Proposition C had barely any opposition; the only argument filed against it was a screed by Republican Central Committee member and perennial ballot-argument-writer Terence Faulkner. Even the mayor’s staunchest allies on the board supported the measure. And yet this nearly-unopposed proposition went down to defeat by eight points last night.
The message couldn’t be clearer: San Franciscans aren’t interested in expanding the powers of the Board of Supervisors over city boards and commissions. While such measures have sometimes succeeded in he past, if a split-appointment measure, for a commission hardly anyone pays attention to, can’t win, it’s clear the public is no longer in mood for this sort of thing.
Recently, several supervisors proposed a charter amendment which not only splits appointments to the SFMTA Board, but expands the supervisors’ power over Muni in whole slew of ways beyond the split board. It should be obvious from last night’s election results that, if such a measure is placed on the November ballot, it’s dead on arrival with the electorate. Voters who won’t let the supes appoint a minority of commissioners on the barely-noticed Film Commission aren’t about to give them a whole Christmas tree of new powers over a high-profile agency with which San Franciscans interact almost every day. A doomed campaign to pass such an amendment would serve only as a prolonged distraction from the pursuit of real, viable solutions.
It’s time for the supervisors to read carefully the results from last night and shelve the Campos/Chiu/Avalos amendment. Voters already rejected—by a 29-point margin—one effort in 2005 to split SFMTA Board appointments 4-3 between the mayor and supervisors respectively; the idea that they’ll approve a grossly overreaching, wide-ranging takeover of the agency by the supervisors is fantasy.
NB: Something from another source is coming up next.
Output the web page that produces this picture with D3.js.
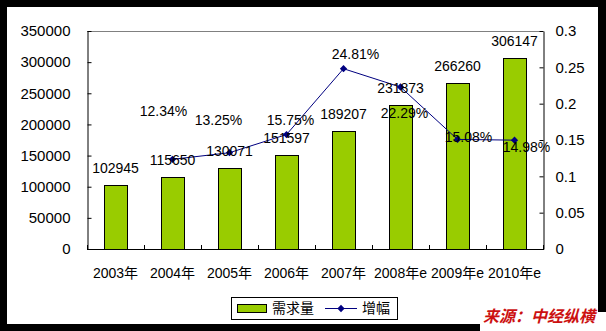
<!DOCTYPE html>
<html>
<head>
<meta charset="utf-8">
<script src="https://cdn.jsdelivr.net/npm/d3@7/dist/d3.min.js"></script>
<style>
  html, body { margin: 0; padding: 0; background: #000; }
  svg { display: block; }
  text { font-family: Arial, "Liberation Sans", "Noto Sans CJK SC", sans-serif; fill: #000; }
</style>
</head>
<body>
<svg id="chart" width="606" height="331"></svg>
<script>
// Demand volume and growth rate, 2003 – 2010 (e = estimate)
const categories = ["2003年", "2004年", "2005年", "2006年", "2007年", "2008年e", "2009年e", "2010年e"];
const demand = [102945, 115650, 130071, 151597, 189207, 231873, 266260, 306147];
const growth = [null, 0.1234, 0.1325, 0.1575, 0.2481, 0.2229, 0.1508, 0.1498];
const leftTicks = [0, 50000, 100000, 150000, 200000, 250000, 300000, 350000];
const rightTicks = [0, 0.05, 0.1, 0.15, 0.2, 0.25, 0.3];
const seriesNames = ["需求量", "增幅"];
const sourceText = "来源：中经纵横";

// label placement for the growth labels, relative to each point (px)
const growthLabelShift = [null, [-9, -48], [-11, -33], [4, -15], [12, -15], [4, 26], [11, -2], [12, 7]];

const svg = d3.select("#chart");
const W = 606, H = 331;

// white page inside the black frame
svg.append("rect").attr("x", 7).attr("y", 7).attr("width", 591).attr("height", 317).attr("fill", "#fff");

const plot = { left: 87, right: 543, top: 31, bottom: 249 };

const x = d3.scaleBand().domain(categories).range([plot.left, plot.right]).padding(0);
const yL = d3.scaleLinear().domain([0, 350000]).range([plot.bottom, plot.top]);
const yR = d3.scaleLinear().domain([0, 0.3]).range([plot.bottom, plot.top]);

// top frame line
svg.append("line")
  .attr("x1", plot.left).attr("x2", plot.right)
  .attr("y1", plot.top + 0.5).attr("y2", plot.top + 0.5)
  .attr("stroke", "#808080");

// bars
const barW = x.bandwidth() * 0.4;
svg.append("g").selectAll("rect").data(demand).join("rect")
  .attr("x", (d, i) => Math.round(x(categories[i]) + x.bandwidth() / 2 - barW / 2) + 0.5)
  .attr("y", d => Math.round(yL(d)) + 0.5)
  .attr("width", Math.round(barW))
  .attr("height", d => Math.round(plot.bottom) - Math.round(yL(d)))
  .attr("fill", "#99cc00")
  .attr("stroke", "#000")
  .attr("stroke-width", 1);

// left axis
const axL = d3.axisLeft(yL).tickValues(leftTicks).tickFormat(d3.format("d"))
  .tickSizeInner(-4).tickSizeOuter(0).tickPadding(17);
const gL = svg.append("g").attr("transform", `translate(${plot.left + 0.5},0)`).call(axL);
gL.select(".domain").attr("stroke", "#000");
gL.selectAll(".tick line").attr("stroke", "#000");
gL.selectAll("text").style("font-size", "15px").attr("fill", "#000");

// right axis
const axR = d3.axisRight(yR).tickValues(rightTicks).tickFormat(d => d === 0 ? "0" : String(+d.toFixed(2)))
  .tickSizeInner(-4).tickSizeOuter(0).tickPadding(12);
const gR = svg.append("g").attr("transform", `translate(${plot.right + 0.5},0)`).call(axR);
gR.select(".domain").attr("stroke", "#000");
gR.selectAll(".tick line").attr("stroke", "#000");
gR.selectAll("text").style("font-size", "15px").attr("fill", "#000");

// bottom axis: line, ticks between categories, centered labels
const gB = svg.append("g");
gB.append("line")
  .attr("x1", plot.left).attr("x2", plot.right + 1)
  .attr("y1", plot.bottom + 0.5).attr("y2", plot.bottom + 0.5)
  .attr("stroke", "#000");
const bounds = categories.map(c => x(c)).concat([plot.right]);
gB.selectAll("line.tk").data(bounds).join("line").attr("class", "tk")
  .attr("x1", d => Math.round(d) + 0.5).attr("x2", d => Math.round(d) + 0.5)
  .attr("y1", plot.bottom - 4).attr("y2", plot.bottom)
  .attr("stroke", "#000");
gB.selectAll("text").data(categories).join("text")
  .attr("x", d => x(d) + x.bandwidth() / 2)
  .attr("y", 278)
  .attr("text-anchor", "middle")
  .style("font-size", "14px")
  .text(d => d);

// growth line with diamond markers
const pts = growth.map((g, i) => g == null ? null : { x: x(categories[i]) + x.bandwidth() / 2, y: yR(g), g, i }).filter(Boolean);
svg.append("path")
  .datum(pts)
  .attr("d", d3.line().x(d => d.x).y(d => d.y))
  .attr("fill", "none")
  .attr("stroke", "#000080")
  .attr("stroke-width", 1);
const diamond = d3.symbol().type(d3.symbolDiamond2).size(34);
svg.append("g").selectAll("path").data(pts).join("path")
  .attr("transform", d => `translate(${d.x},${d.y})`)
  .attr("d", diamond)
  .attr("fill", "#000080");

// bar value labels
svg.append("g").selectAll("text").data(demand).join("text")
  .attr("x", (d, i) => x(categories[i]) + x.bandwidth() / 2)
  .attr("y", d => yL(d) - 12)
  .attr("text-anchor", "middle")
  .style("font-size", "14px")
  .text(d => d);

// growth value labels
svg.append("g").selectAll("text").data(pts).join("text")
  .attr("x", d => d.x + growthLabelShift[d.i][0])
  .attr("y", d => d.y + growthLabelShift[d.i][1] + 5)
  .attr("text-anchor", "middle")
  .style("font-size", "14px")
  .text(d => (d.g * 100).toFixed(2) + "%");

// legend
const lg = svg.append("g");
lg.append("rect").attr("x", 231.5).attr("y", 297.5).attr("width", 166).attr("height", 22)
  .attr("fill", "#fff").attr("stroke", "#000");
lg.append("rect").attr("x", 237.5).attr("y", 304.5).attr("width", 29).attr("height", 8)
  .attr("fill", "#99cc00").attr("stroke", "#000");
lg.append("text").attr("x", 272).attr("y", 313).style("font-size", "14px").text(seriesNames[0]);
lg.append("line").attr("x1", 325).attr("x2", 357).attr("y1", 308.5).attr("y2", 308.5)
  .attr("stroke", "#000080");
lg.append("path").attr("transform", "translate(341,308.5)").attr("d", diamond).attr("fill", "#000080");
lg.append("text").attr("x", 362).attr("y", 313).style("font-size", "14px").text(seriesNames[1]);

// source note
svg.append("rect").attr("x", 480).attr("y", 312).attr("width", 126).attr("height", 19).attr("fill", "#fff");
svg.append("text")
  .attr("x", 483).attr("y", 322)
  .style("font-size", "16px")
  .style("font-weight", "bold")
  .style("font-style", "italic")
  .style("fill", "#cc1111")
  .text(sourceText);
</script>
</body>
</html>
Whatever the SFMTA’s problems, increased control by the Board of Supervisors is not among the solutions, and even if it were, the public clearly isn’t buying.
It’s time for supervisors and transit activists alike to stop this pointless tinkering with how the SFMTA Board is appointed and divert their time and energy to constructive solutions which put SFMTA on a sound financial footing to preserve and make reliable existing Muni service, and to grow the system into the one envisioned by the Transit Effectiveness Project.